◆ PROVIDED DATA ◆

— START —

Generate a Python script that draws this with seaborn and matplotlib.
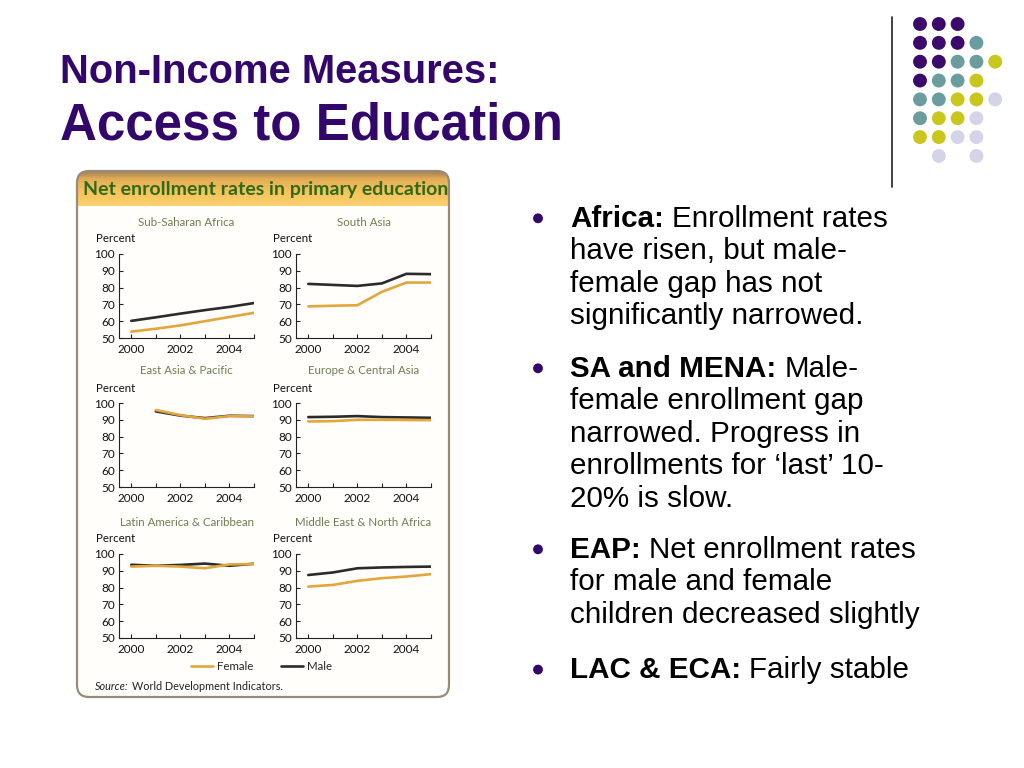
import numpy as np
import pandas as pd
import matplotlib
matplotlib.use("Agg")
import matplotlib.pyplot as plt
import seaborn as sns
from matplotlib.patches import FancyBboxPatch, Circle
from matplotlib.lines import Line2D
from matplotlib.colors import LinearSegmentedColormap

# ---------------- data ----------------
years = [2000, 2001, 2002, 2003, 2004, 2005]
regions = ["Sub-Saharan Africa", "South Asia", "East Asia & Pacific",
           "Europe & Central Asia", "Latin America & Caribbean",
           "Middle East & North Africa"]
nan = np.nan
ssa_female = [53.8, 55.5, 57.5, 60.0, 62.5, 65.0]
ssa_male = [60.2, 62.3, 64.5, 66.6, 68.5, 70.8]
sa_female = [68.8, 69.2, 69.5, 77.5, 83.0, 83.0]
sa_male = [82.2, 81.6, 81.0, 82.5, 88.2, 88.0]
eap_female = [nan, 95.8, 92.8, 90.6, 92.2, 92.0]
eap_male = [nan, 95.0, 92.5, 91.0, 92.4, 92.2]
eca_female = [89.0, 89.2, 90.0, 90.0, 89.9, 89.8]
eca_male = [91.6, 91.8, 92.2, 91.6, 91.4, 91.2]
lac_female = [92.5, 93.0, 92.5, 91.5, 93.8, 94.0]
lac_male = [93.6, 93.0, 93.5, 94.3, 93.0, 94.2]
mena_female = [80.6, 81.6, 84.0, 85.6, 86.6, 88.0]
mena_male = [87.5, 89.0, 91.5, 92.0, 92.3, 92.5]
female_series = [ssa_female, sa_female, eap_female, eca_female, lac_female, mena_female]
male_series = [ssa_male, sa_male, eap_male, eca_male, lac_male, mena_male]

y_ticks = [50, 60, 70, 80, 90, 100]
x_tick_labels = ["2000", "", "2002", "", "2004", ""]

title_line1 = "Non-Income Measures:"
title_line2 = "Access to Education"
panel_header = "Net enrollment rates in primary education"
legend_labels = ["Female", "Male"]
source_head = "Source:"
source_rest = "World Development Indicators."

bullet_heads = ["Africa:", "SA and MENA:", "EAP:", "LAC & ECA:"]
bullet_lines = [
    ["Enrollment rates", "have risen, but male-", "female gap has not",
     "significantly narrowed."],
    ["Male-", "female enrollment gap", "narrowed. Progress in",
     "enrollments for \u2018last\u2019 10-", "20% is slow."],
    ["Net enrollment rates", "for male and female", "children decreased slightly"],
    ["Fairly stable"],
]
dot_rows = ["PPP..", "PPPT.", "PPTTY", "PTTY.", "TTYYL", "TYYL.", "YYLL.", ".L.L."]

# ---------------- style ----------------
sns.set_theme(style="ticks")
plt.rcParams["font.family"] = ["Lato", "DejaVu Sans"]

PURPLE = "#33066b"
FEMALE = "#e3a63c"
MALE = "#2b2b2b"
dot_colors = {"P": "#3b0a6b", "T": "#6b9c9e", "Y": "#c9c71e", "L": "#d4d4e9"}

W, H = 1024, 768
fig = plt.figure(figsize=(W / 100, H / 100), dpi=100)
fig.patch.set_facecolor("white")
bg = fig.add_axes([0, 0, 1, 1], zorder=0)
bg.set_xlim(0, W)
bg.set_ylim(H, 0)
bg.axis("off")
r = fig.canvas.get_renderer()

def width_of(t):
    return t.get_window_extent(renderer=r).width

# ---------------- title ----------------
bg.text(60, 83.3, title_line1, fontsize=28.8, weight="bold", color=PURPLE,
        family="Liberation Sans", va="baseline", ha="left")
bg.text(60, 140, title_line2, fontsize=36.8, weight="bold", color=PURPLE,
        family="Liberation Sans", va="baseline", ha="left")

# ---------------- decorative dots ----------------
dx, dy, x0, y0 = 18.8, 18.85, 920, 24
xs, ys, cs = [], [], []
for ri, row in enumerate(dot_rows):
    for ci, ch in enumerate(row):
        if ch != ".":
            xs.append(x0 + ci * dx)
            ys.append(y0 + ri * dy)
            cs.append(dot_colors[ch])
bg.scatter(xs, ys, s=100, c=cs, linewidths=0, zorder=2)
bg.plot([892, 892], [17, 187], color="#333333", lw=1.3, zorder=2)

# ---------------- panel ----------------
px, py, pw, ph = 77, 171, 372, 526
panel = FancyBboxPatch((px, py), pw, ph, boxstyle="round,pad=0,rounding_size=12",
                       fc="#fffefb", ec="none", zorder=0.5)
bg.add_patch(panel)
cmap = LinearSegmentedColormap.from_list(
    "hdr", [(0, "#9f7f55"), (0.22, "#e2ad56"), (0.6, "#f5c35a"), (1, "#fbd070")])
grad = np.linspace(0, 1, 60)[:, None]
im = bg.imshow(grad, cmap=cmap, extent=(px, px + pw, 206, py), aspect="auto",
               zorder=1, interpolation="bilinear")
im.set_clip_path(panel)
border = FancyBboxPatch((px, py), pw, ph, boxstyle="round,pad=0,rounding_size=12",
                        fc="none", ec="#9a8b78", lw=1.6, zorder=3)
bg.add_patch(border)
bg.set_xlim(0, W)
bg.set_ylim(H, 0)

ht = bg.text(83, 190, panel_header, fontsize=13, weight="bold", color="#2f6a1c",
             va="center", ha="left", family="Lato", zorder=4)
ht.set_fontsize(13 * 363 / width_of(ht))

# ---------------- small multiples ----------------
lefts = [119, 296]
tops = [254, 403, 554]
aw, ah = 135, 84
for i, reg in enumerate(regions):
    col, row = i % 2, i // 2
    l, t = lefts[col], tops[row]
    ax = fig.add_axes([l / W, 1 - (t + ah) / H, aw / W, ah / H], zorder=1)
    ax.patch.set_alpha(0)
    df = pd.DataFrame({
        "year": years * 2,
        "rate": list(male_series[i]) + list(female_series[i]),
        "sex": ["Male"] * len(years) + ["Female"] * len(years),
    }).dropna()
    sns.lineplot(data=df, x="year", y="rate", hue="sex", hue_order=["Male", "Female"],
                 palette={"Male": MALE, "Female": FEMALE}, linewidth=1.9,
                 legend=False, ax=ax)
    ax.set_xlim(1999.5, 2005)
    ax.set_ylim(50, 100)
    ax.set_xticks(years)
    ax.set_xticklabels(x_tick_labels)
    ax.set_yticks(y_ticks)
    ax.set_xlabel("")
    ax.set_ylabel("")
    for s in ["top", "right"]:
        ax.spines[s].set_visible(False)
    for s in ["left", "bottom"]:
        ax.spines[s].set_color("#222222")
        ax.spines[s].set_linewidth(0.8)
    ax.tick_params(direction="in", length=3, width=0.8, colors="#222222",
                   labelsize=8.5, labelcolor="#111111")
    ax.tick_params(axis="y", pad=3)
    ax.tick_params(axis="x", pad=4)
    bg.text(l + aw / 2, t - 32, reg, ha="center", va="center", fontsize=8.3,
            color="#6f7d52", family="Lato")
    bg.text(l - 23, t - 15, "Percent", ha="left", va="center", fontsize=8.3,
            color="#111111", family="Lato")

handles = [Line2D([], [], color=FEMALE, lw=1.9), Line2D([], [], color=MALE, lw=1.9)]
fig.legend(handles, legend_labels, loc="center", bbox_to_anchor=(262 / W, 1 - 667 / H),
           ncol=2, frameon=False, fontsize=8.3, handlelength=1.9, handletextpad=0.35,
           columnspacing=2.4, borderaxespad=0, borderpad=0)

st = bg.text(95, 687, source_head, fontsize=7.8, style="italic", color="#222222",
             va="center", ha="left", family="Lato", zorder=4)
sp = bg.text(95 + width_of(st) + 3, 687, source_rest, fontsize=7.8, color="#222222",
             va="center", ha="left", family="Lato", zorder=4)

# ---------------- bullets ----------------
FS = 21.35
fam = "Liberation Sans"
probe1 = bg.text(0, -100, "aa", fontsize=FS, family=fam)
probe2 = bg.text(0, -100, "a a", fontsize=FS, family=fam)
space_w = width_of(probe2) - width_of(probe1)
probe1.remove()
probe2.remove()

first_baselines = [227, 377, 558, 678.3]
line_step = 32.4
tx = 570
for head, lines, b0 in zip(bullet_heads, bullet_lines, first_baselines):
    bg.add_patch(Circle((538, b0 - 8.7), 4.2, color=PURPLE, zorder=4))
    for j, ln in enumerate(lines):
        y = b0 + j * line_step
        x = tx
        if j == 0:
            hb = bg.text(x, y, head, fontsize=FS, weight="bold", family=fam,
                         color="black", va="baseline", ha="left")
            x += width_of(hb) + space_w
        bg.text(x, y, ln, fontsize=FS, family=fam, color="black",
                va="baseline", ha="left")

fig.savefig("out.png", dpi=100)
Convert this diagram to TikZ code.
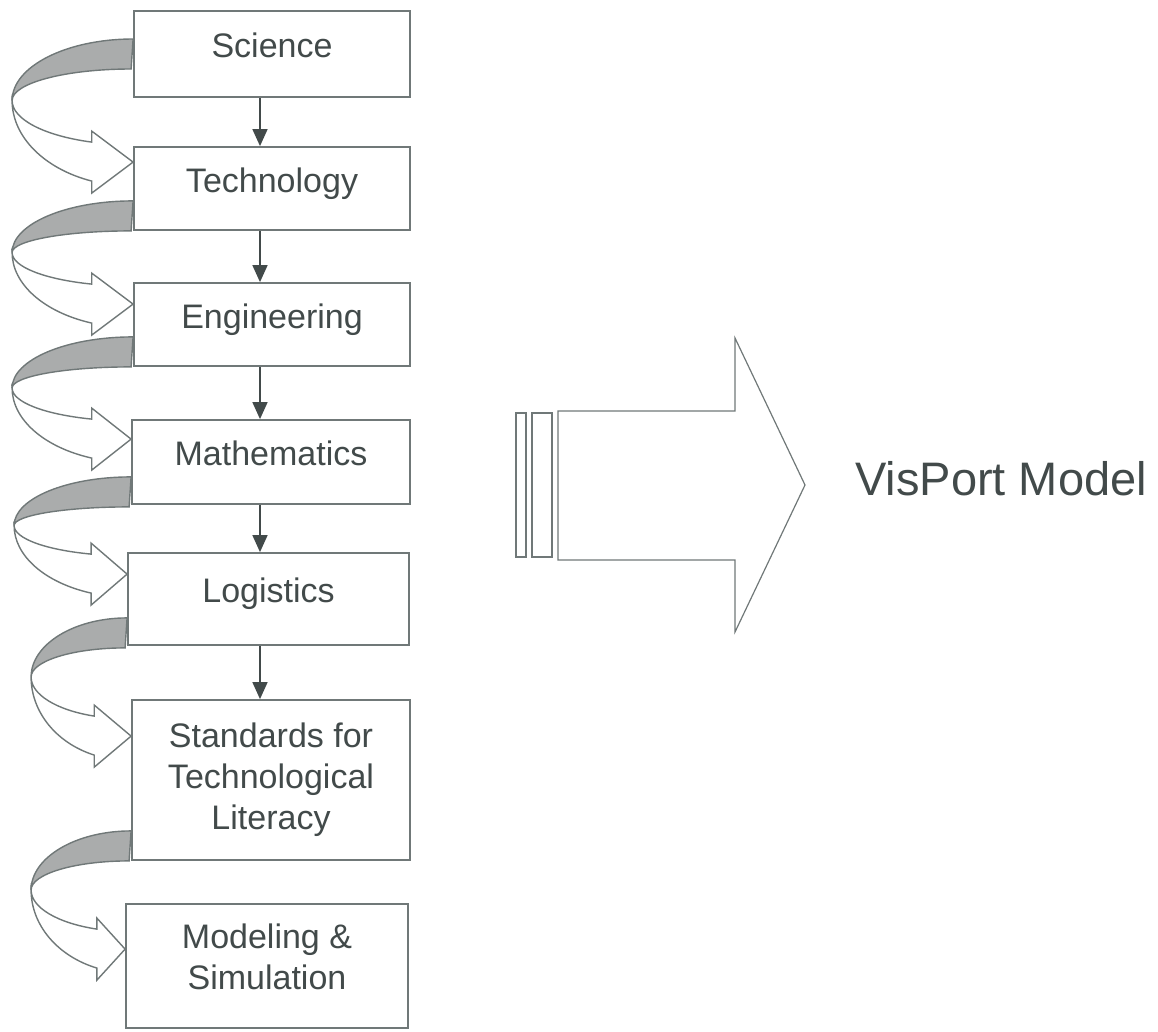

— END —

◆ TASK GOAL ◆
Return only the lines running from the start of the entries above to the line that contains "from matplotlib.colors import", inclusive, and omit every picture.

◆ WORKED SOLUTION ◆
Generate a Python script that draws this with seaborn and matplotlib.
import numpy as np
import pandas as pd
import matplotlib
matplotlib.use("Agg")
import matplotlib.pyplot as plt
import seaborn as sns
from matplotlib.patches import FancyBboxPatch, Circle
from matplotlib.lines import Line2D
from matplotlib.colors import LinearSegmentedColormap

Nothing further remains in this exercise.